*Instruction*. Make an exact copy of the entries below with the pictures removed.

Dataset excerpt
———

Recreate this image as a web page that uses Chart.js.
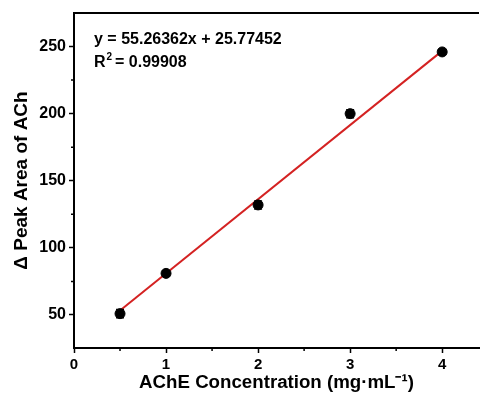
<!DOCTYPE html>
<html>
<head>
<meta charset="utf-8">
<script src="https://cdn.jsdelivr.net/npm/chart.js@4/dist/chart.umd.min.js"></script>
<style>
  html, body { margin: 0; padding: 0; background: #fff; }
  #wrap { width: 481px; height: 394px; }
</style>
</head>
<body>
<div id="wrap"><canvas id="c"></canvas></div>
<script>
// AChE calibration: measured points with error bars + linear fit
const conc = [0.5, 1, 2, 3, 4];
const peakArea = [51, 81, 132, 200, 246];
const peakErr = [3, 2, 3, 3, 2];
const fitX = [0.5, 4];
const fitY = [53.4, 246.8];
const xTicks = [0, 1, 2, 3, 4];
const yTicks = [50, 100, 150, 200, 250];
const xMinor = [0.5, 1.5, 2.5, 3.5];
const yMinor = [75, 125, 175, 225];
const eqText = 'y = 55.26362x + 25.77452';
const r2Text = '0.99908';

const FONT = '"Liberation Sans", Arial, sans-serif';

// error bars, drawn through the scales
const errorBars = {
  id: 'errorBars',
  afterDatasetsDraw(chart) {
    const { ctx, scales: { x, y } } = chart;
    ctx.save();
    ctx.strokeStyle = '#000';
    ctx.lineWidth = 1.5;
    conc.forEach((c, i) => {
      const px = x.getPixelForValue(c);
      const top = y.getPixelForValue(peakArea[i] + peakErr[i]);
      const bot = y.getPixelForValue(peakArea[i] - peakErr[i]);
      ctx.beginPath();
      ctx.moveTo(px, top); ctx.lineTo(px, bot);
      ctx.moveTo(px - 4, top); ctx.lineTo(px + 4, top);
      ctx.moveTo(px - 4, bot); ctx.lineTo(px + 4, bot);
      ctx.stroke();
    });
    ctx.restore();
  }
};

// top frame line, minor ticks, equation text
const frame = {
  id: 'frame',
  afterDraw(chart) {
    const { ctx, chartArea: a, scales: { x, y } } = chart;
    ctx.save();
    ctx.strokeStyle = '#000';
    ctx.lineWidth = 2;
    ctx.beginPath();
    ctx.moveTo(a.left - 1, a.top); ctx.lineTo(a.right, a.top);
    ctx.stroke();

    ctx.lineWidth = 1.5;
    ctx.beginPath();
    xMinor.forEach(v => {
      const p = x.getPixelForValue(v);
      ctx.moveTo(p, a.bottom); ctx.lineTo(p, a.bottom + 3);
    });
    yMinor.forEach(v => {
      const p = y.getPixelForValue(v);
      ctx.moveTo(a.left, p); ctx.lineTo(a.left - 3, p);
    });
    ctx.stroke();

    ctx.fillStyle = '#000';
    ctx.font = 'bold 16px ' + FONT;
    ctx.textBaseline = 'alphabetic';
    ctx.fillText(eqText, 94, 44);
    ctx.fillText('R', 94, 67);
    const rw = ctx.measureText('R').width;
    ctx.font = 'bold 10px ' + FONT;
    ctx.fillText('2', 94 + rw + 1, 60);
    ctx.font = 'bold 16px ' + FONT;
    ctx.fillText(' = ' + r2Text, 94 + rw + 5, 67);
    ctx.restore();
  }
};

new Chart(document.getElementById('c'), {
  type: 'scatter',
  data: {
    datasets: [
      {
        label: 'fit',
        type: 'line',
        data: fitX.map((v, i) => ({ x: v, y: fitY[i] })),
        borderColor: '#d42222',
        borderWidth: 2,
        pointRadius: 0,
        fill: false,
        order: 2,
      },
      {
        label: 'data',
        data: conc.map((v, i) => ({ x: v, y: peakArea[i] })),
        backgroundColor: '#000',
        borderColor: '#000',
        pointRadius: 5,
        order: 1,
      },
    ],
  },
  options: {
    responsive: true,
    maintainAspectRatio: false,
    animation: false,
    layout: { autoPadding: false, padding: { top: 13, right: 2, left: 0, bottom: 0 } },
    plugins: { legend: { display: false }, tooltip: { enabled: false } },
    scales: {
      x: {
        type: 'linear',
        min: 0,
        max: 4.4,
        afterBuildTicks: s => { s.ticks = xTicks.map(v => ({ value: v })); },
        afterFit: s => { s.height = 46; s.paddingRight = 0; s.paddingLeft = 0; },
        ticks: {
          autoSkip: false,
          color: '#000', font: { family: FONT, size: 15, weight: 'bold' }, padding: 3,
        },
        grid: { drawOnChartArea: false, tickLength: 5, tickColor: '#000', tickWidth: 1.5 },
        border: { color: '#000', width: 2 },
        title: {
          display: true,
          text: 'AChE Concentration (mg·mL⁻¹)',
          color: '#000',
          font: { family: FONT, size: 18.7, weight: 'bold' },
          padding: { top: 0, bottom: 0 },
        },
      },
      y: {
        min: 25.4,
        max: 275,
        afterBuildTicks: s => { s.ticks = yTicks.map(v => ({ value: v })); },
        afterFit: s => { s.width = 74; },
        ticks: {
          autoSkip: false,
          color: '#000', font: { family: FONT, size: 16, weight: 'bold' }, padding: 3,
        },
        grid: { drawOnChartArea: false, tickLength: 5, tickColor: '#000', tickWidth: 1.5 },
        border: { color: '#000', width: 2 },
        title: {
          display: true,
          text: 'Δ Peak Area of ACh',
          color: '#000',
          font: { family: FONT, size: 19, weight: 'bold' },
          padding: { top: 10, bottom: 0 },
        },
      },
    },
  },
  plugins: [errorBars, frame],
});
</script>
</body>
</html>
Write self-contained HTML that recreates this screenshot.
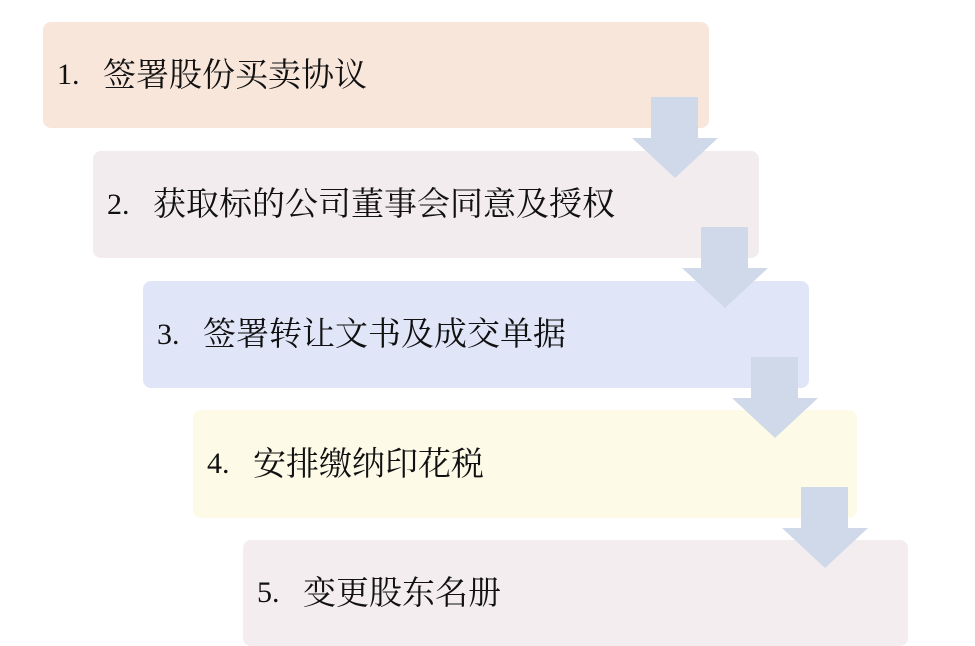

———

*Exercise response*.
Recreate this image as a web page that uses Chart.js.
<!DOCTYPE html>
<html>
<head>
<meta charset="utf-8">
<script src="https://cdn.jsdelivr.net/npm/chart.js@4/dist/chart.umd.min.js"></script>
<style>
  html, body { margin: 0; padding: 0; background: #fff; }
  #wrap { width: 481px; height: 394px; }
</style>
</head>
<body>
<div id="wrap"><canvas id="c"></canvas></div>
<script>
// AChE calibration: measured points with error bars + linear fit
const conc = [0.5, 1, 2, 3, 4];
const peakArea = [51, 81, 132, 200, 246];
const peakErr = [3, 2, 3, 3, 2];
const fitX = [0.5, 4];
const fitY = [53.4, 246.8];
const xTicks = [0, 1, 2, 3, 4];
const yTicks = [50, 100, 150, 200, 250];
const xMinor = [0.5, 1.5, 2.5, 3.5];
const yMinor = [75, 125, 175, 225];
const eqText = 'y = 55.26362x + 25.77452';
const r2Text = '0.99908';

const FONT = '"Liberation Sans", Arial, sans-serif';

// error bars, drawn through the scales
const errorBars = {
  id: 'errorBars',
  afterDatasetsDraw(chart) {
    const { ctx, scales: { x, y } } = chart;
    ctx.save();
    ctx.strokeStyle = '#000';
    ctx.lineWidth = 1.5;
    conc.forEach((c, i) => {
      const px = x.getPixelForValue(c);
      const top = y.getPixelForValue(peakArea[i] + peakErr[i]);
      const bot = y.getPixelForValue(peakArea[i] - peakErr[i]);
      ctx.beginPath();
      ctx.moveTo(px, top); ctx.lineTo(px, bot);
      ctx.moveTo(px - 4, top); ctx.lineTo(px + 4, top);
      ctx.moveTo(px - 4, bot); ctx.lineTo(px + 4, bot);
      ctx.stroke();
    });
    ctx.restore();
  }
};

// top frame line, minor ticks, equation text
const frame = {
  id: 'frame',
  afterDraw(chart) {
    const { ctx, chartArea: a, scales: { x, y } } = chart;
    ctx.save();
    ctx.strokeStyle = '#000';
    ctx.lineWidth = 2;
    ctx.beginPath();
    ctx.moveTo(a.left - 1, a.top); ctx.lineTo(a.right, a.top);
    ctx.stroke();

    ctx.lineWidth = 1.5;
    ctx.beginPath();
    xMinor.forEach(v => {
      const p = x.getPixelForValue(v);
      ctx.moveTo(p, a.bottom); ctx.lineTo(p, a.bottom + 3);
    });
    yMinor.forEach(v => {
      const p = y.getPixelForValue(v);
      ctx.moveTo(a.left, p); ctx.lineTo(a.left - 3, p);
    });
    ctx.stroke();

    ctx.fillStyle = '#000';
    ctx.font = 'bold 16px ' + FONT;
    ctx.textBaseline = 'alphabetic';
    ctx.fillText(eqText, 94, 44);
    ctx.fillText('R', 94, 67);
    const rw = ctx.measureText('R').width;
    ctx.font = 'bold 10px ' + FONT;
    ctx.fillText('2', 94 + rw + 1, 60);
    ctx.font = 'bold 16px ' + FONT;
    ctx.fillText(' = ' + r2Text, 94 + rw + 5, 67);
    ctx.restore();
  }
};

new Chart(document.getElementById('c'), {
  type: 'scatter',
  data: {
    datasets: [
      {
        label: 'fit',
        type: 'line',
        data: fitX.map((v, i) => ({ x: v, y: fitY[i] })),
        borderColor: '#d42222',
        borderWidth: 2,
        pointRadius: 0,
        fill: false,
        order: 2,
      },
      {
        label: 'data',
        data: conc.map((v, i) => ({ x: v, y: peakArea[i] })),
        backgroundColor: '#000',
        borderColor: '#000',
        pointRadius: 5,
        order: 1,
      },
    ],
  },
  options: {
    responsive: true,
    maintainAspectRatio: false,
    animation: false,
    layout: { autoPadding: false, padding: { top: 13, right: 2, left: 0, bottom: 0 } },
    plugins: { legend: { display: false }, tooltip: { enabled: false } },
    scales: {
      x: {
        type: 'linear',
        min: 0,
        max: 4.4,
        afterBuildTicks: s => { s.ticks = xTicks.map(v => ({ value: v })); },
        afterFit: s => { s.height = 46; s.paddingRight = 0; s.paddingLeft = 0; },
        ticks: {
          autoSkip: false,
          color: '#000', font: { family: FONT, size: 15, weight: 'bold' }, padding: 3,
        },
        grid: { drawOnChartArea: false, tickLength: 5, tickColor: '#000', tickWidth: 1.5 },
        border: { color: '#000', width: 2 },
        title: {
          display: true,
          text: 'AChE Concentration (mg·mL⁻¹)',
          color: '#000',
          font: { family: FONT, size: 18.7, weight: 'bold' },
          padding: { top: 0, bottom: 0 },
        },
      },
      y: {
        min: 25.4,
        max: 275,
        afterBuildTicks: s => { s.ticks = yTicks.map(v => ({ value: v })); },
        afterFit: s => { s.width = 74; },
        ticks: {
          autoSkip: false,
          color: '#000', font: { family: FONT, size: 16, weight: 'bold' }, padding: 3,
        },
        grid: { drawOnChartArea: false, tickLength: 5, tickColor: '#000', tickWidth: 1.5 },
        border: { color: '#000', width: 2 },
        title: {
          display: true,
          text: 'Δ Peak Area of ACh',
          color: '#000',
          font: { family: FONT, size: 19, weight: 'bold' },
          padding: { top: 10, bottom: 0 },
        },
      },
    },
  },
  plugins: [errorBars, frame],
});
</script>
</body>
</html>
Write self-contained HTML that recreates this screenshot.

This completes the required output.